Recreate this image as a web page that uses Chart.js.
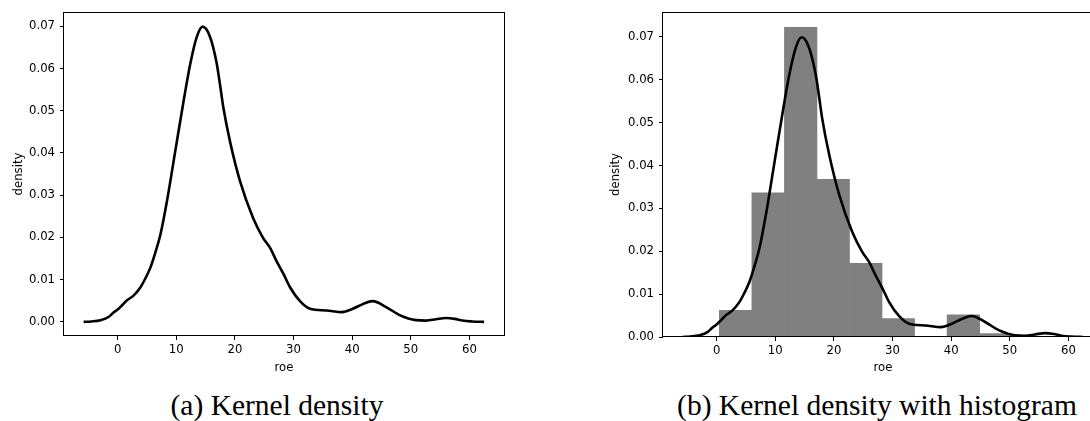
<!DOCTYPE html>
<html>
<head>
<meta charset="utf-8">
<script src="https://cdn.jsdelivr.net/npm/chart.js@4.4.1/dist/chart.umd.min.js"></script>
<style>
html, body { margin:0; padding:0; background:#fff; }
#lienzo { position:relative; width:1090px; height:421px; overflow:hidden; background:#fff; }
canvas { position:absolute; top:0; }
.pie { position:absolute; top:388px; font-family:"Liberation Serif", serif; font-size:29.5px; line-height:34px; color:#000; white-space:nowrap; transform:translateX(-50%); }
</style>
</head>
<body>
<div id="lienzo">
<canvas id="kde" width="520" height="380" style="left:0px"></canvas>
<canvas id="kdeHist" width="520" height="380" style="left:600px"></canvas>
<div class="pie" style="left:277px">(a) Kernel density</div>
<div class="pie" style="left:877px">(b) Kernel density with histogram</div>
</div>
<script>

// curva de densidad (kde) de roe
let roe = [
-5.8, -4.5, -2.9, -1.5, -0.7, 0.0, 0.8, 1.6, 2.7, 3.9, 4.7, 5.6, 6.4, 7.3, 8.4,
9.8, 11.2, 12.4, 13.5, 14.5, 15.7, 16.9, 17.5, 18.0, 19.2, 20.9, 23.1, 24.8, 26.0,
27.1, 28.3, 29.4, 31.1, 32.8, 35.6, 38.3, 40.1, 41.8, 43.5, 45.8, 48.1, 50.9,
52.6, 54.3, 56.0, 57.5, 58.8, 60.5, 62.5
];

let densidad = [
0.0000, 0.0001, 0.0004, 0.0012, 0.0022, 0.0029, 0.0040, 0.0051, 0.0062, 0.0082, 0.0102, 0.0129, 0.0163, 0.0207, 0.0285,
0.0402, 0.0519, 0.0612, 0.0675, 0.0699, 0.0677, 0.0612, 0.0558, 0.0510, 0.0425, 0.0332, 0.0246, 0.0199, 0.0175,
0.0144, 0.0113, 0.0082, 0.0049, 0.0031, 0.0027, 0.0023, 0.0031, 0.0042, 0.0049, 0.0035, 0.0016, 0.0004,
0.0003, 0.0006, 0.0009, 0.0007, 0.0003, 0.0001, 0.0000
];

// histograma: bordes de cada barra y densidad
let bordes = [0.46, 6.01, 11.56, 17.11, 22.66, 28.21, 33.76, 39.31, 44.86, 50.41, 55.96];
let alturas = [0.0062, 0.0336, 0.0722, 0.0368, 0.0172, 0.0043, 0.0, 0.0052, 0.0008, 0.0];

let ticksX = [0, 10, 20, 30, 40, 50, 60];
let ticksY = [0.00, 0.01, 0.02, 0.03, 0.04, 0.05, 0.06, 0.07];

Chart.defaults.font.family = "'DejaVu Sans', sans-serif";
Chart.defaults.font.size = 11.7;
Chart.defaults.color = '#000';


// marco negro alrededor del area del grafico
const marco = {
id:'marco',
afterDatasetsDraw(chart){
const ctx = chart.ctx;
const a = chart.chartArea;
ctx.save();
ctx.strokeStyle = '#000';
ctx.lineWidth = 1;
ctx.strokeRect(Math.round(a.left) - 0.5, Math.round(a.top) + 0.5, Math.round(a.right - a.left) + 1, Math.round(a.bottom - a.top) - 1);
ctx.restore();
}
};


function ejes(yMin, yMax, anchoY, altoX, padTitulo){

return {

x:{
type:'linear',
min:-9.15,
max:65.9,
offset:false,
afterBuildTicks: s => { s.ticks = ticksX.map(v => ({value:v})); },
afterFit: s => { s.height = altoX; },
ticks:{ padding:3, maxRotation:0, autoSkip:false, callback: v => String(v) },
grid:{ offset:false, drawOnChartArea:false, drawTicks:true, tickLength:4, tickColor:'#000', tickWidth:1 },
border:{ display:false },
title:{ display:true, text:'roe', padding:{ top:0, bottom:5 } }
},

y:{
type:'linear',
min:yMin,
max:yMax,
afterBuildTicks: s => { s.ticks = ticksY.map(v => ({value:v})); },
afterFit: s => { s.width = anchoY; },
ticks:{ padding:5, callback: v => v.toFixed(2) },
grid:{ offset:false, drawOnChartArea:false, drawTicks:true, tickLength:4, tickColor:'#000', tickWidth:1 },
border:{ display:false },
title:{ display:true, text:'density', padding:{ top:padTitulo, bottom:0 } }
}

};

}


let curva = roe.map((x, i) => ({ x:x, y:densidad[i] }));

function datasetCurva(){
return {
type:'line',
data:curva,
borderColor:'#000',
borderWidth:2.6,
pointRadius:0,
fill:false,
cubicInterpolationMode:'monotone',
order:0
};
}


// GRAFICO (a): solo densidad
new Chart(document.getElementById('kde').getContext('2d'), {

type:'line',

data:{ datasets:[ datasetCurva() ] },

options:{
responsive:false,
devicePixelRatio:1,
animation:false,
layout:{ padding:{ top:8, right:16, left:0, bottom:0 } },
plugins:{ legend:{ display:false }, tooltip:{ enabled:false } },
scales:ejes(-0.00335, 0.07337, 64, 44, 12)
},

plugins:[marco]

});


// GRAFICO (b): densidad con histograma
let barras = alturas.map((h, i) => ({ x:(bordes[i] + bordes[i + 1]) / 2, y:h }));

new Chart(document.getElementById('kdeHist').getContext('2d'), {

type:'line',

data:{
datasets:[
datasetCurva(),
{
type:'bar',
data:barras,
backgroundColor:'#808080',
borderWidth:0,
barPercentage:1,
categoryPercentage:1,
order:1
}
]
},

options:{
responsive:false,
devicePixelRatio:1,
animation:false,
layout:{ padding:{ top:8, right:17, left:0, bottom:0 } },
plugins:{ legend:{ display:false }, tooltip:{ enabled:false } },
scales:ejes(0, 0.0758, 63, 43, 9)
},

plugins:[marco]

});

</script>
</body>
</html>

• [WORK INSTRUCTIONS] Return the material exactly as given, apart from the pictures.

• [FULL RESPONSE]
Recreate this image as a web page that uses Chart.js.
<!DOCTYPE html>
<html>
<head>
<meta charset="utf-8">
<script src="https://cdn.jsdelivr.net/npm/chart.js@4.4.1/dist/chart.umd.min.js"></script>
<style>
html, body { margin:0; padding:0; background:#fff; }
#lienzo { position:relative; width:1090px; height:421px; overflow:hidden; background:#fff; }
canvas { position:absolute; top:0; }
.pie { position:absolute; top:388px; font-family:"Liberation Serif", serif; font-size:29.5px; line-height:34px; color:#000; white-space:nowrap; transform:translateX(-50%); }
</style>
</head>
<body>
<div id="lienzo">
<canvas id="kde" width="520" height="380" style="left:0px"></canvas>
<canvas id="kdeHist" width="520" height="380" style="left:600px"></canvas>
<div class="pie" style="left:277px">(a) Kernel density</div>
<div class="pie" style="left:877px">(b) Kernel density with histogram</div>
</div>
<script>

// curva de densidad (kde) de roe
let roe = [
-5.8, -4.5, -2.9, -1.5, -0.7, 0.0, 0.8, 1.6, 2.7, 3.9, 4.7, 5.6, 6.4, 7.3, 8.4,
9.8, 11.2, 12.4, 13.5, 14.5, 15.7, 16.9, 17.5, 18.0, 19.2, 20.9, 23.1, 24.8, 26.0,
27.1, 28.3, 29.4, 31.1, 32.8, 35.6, 38.3, 40.1, 41.8, 43.5, 45.8, 48.1, 50.9,
52.6, 54.3, 56.0, 57.5, 58.8, 60.5, 62.5
];

let densidad = [
0.0000, 0.0001, 0.0004, 0.0012, 0.0022, 0.0029, 0.0040, 0.0051, 0.0062, 0.0082, 0.0102, 0.0129, 0.0163, 0.0207, 0.0285,
0.0402, 0.0519, 0.0612, 0.0675, 0.0699, 0.0677, 0.0612, 0.0558, 0.0510, 0.0425, 0.0332, 0.0246, 0.0199, 0.0175,
0.0144, 0.0113, 0.0082, 0.0049, 0.0031, 0.0027, 0.0023, 0.0031, 0.0042, 0.0049, 0.0035, 0.0016, 0.0004,
0.0003, 0.0006, 0.0009, 0.0007, 0.0003, 0.0001, 0.0000
];

// histograma: bordes de cada barra y densidad
let bordes = [0.46, 6.01, 11.56, 17.11, 22.66, 28.21, 33.76, 39.31, 44.86, 50.41, 55.96];
let alturas = [0.0062, 0.0336, 0.0722, 0.0368, 0.0172, 0.0043, 0.0, 0.0052, 0.0008, 0.0];

let ticksX = [0, 10, 20, 30, 40, 50, 60];
let ticksY = [0.00, 0.01, 0.02, 0.03, 0.04, 0.05, 0.06, 0.07];

Chart.defaults.font.family = "'DejaVu Sans', sans-serif";
Chart.defaults.font.size = 11.7;
Chart.defaults.color = '#000';


// marco negro alrededor del area del grafico
const marco = {
id:'marco',
afterDatasetsDraw(chart){
const ctx = chart.ctx;
const a = chart.chartArea;
ctx.save();
ctx.strokeStyle = '#000';
ctx.lineWidth = 1;
ctx.strokeRect(Math.round(a.left) - 0.5, Math.round(a.top) + 0.5, Math.round(a.right - a.left) + 1, Math.round(a.bottom - a.top) - 1);
ctx.restore();
}
};


function ejes(yMin, yMax, anchoY, altoX, padTitulo){

return {

x:{
type:'linear',
min:-9.15,
max:65.9,
offset:false,
afterBuildTicks: s => { s.ticks = ticksX.map(v => ({value:v})); },
afterFit: s => { s.height = altoX; },
ticks:{ padding:3, maxRotation:0, autoSkip:false, callback: v => String(v) },
grid:{ offset:false, drawOnChartArea:false, drawTicks:true, tickLength:4, tickColor:'#000', tickWidth:1 },
border:{ display:false },
title:{ display:true, text:'roe', padding:{ top:0, bottom:5 } }
},

y:{
type:'linear',
min:yMin,
max:yMax,
afterBuildTicks: s => { s.ticks = ticksY.map(v => ({value:v})); },
afterFit: s => { s.width = anchoY; },
ticks:{ padding:5, callback: v => v.toFixed(2) },
grid:{ offset:false, drawOnChartArea:false, drawTicks:true, tickLength:4, tickColor:'#000', tickWidth:1 },
border:{ display:false },
title:{ display:true, text:'density', padding:{ top:padTitulo, bottom:0 } }
}

};

}


let curva = roe.map((x, i) => ({ x:x, y:densidad[i] }));

function datasetCurva(){
return {
type:'line',
data:curva,
borderColor:'#000',
borderWidth:2.6,
pointRadius:0,
fill:false,
cubicInterpolationMode:'monotone',
order:0
};
}


// GRAFICO (a): solo densidad
new Chart(document.getElementById('kde').getContext('2d'), {

type:'line',

data:{ datasets:[ datasetCurva() ] },

options:{
responsive:false,
devicePixelRatio:1,
animation:false,
layout:{ padding:{ top:8, right:16, left:0, bottom:0 } },
plugins:{ legend:{ display:false }, tooltip:{ enabled:false } },
scales:ejes(-0.00335, 0.07337, 64, 44, 12)
},

plugins:[marco]

});


// GRAFICO (b): densidad con histograma
let barras = alturas.map((h, i) => ({ x:(bordes[i] + bordes[i + 1]) / 2, y:h }));

new Chart(document.getElementById('kdeHist').getContext('2d'), {

type:'line',

data:{
datasets:[
datasetCurva(),
{
type:'bar',
data:barras,
backgroundColor:'#808080',
borderWidth:0,
barPercentage:1,
categoryPercentage:1,
order:1
}
]
},

options:{
responsive:false,
devicePixelRatio:1,
animation:false,
layout:{ padding:{ top:8, right:17, left:0, bottom:0 } },
plugins:{ legend:{ display:false }, tooltip:{ enabled:false } },
scales:ejes(0, 0.0758, 63, 43, 9)
},

plugins:[marco]

});

</script>
</body>
</html>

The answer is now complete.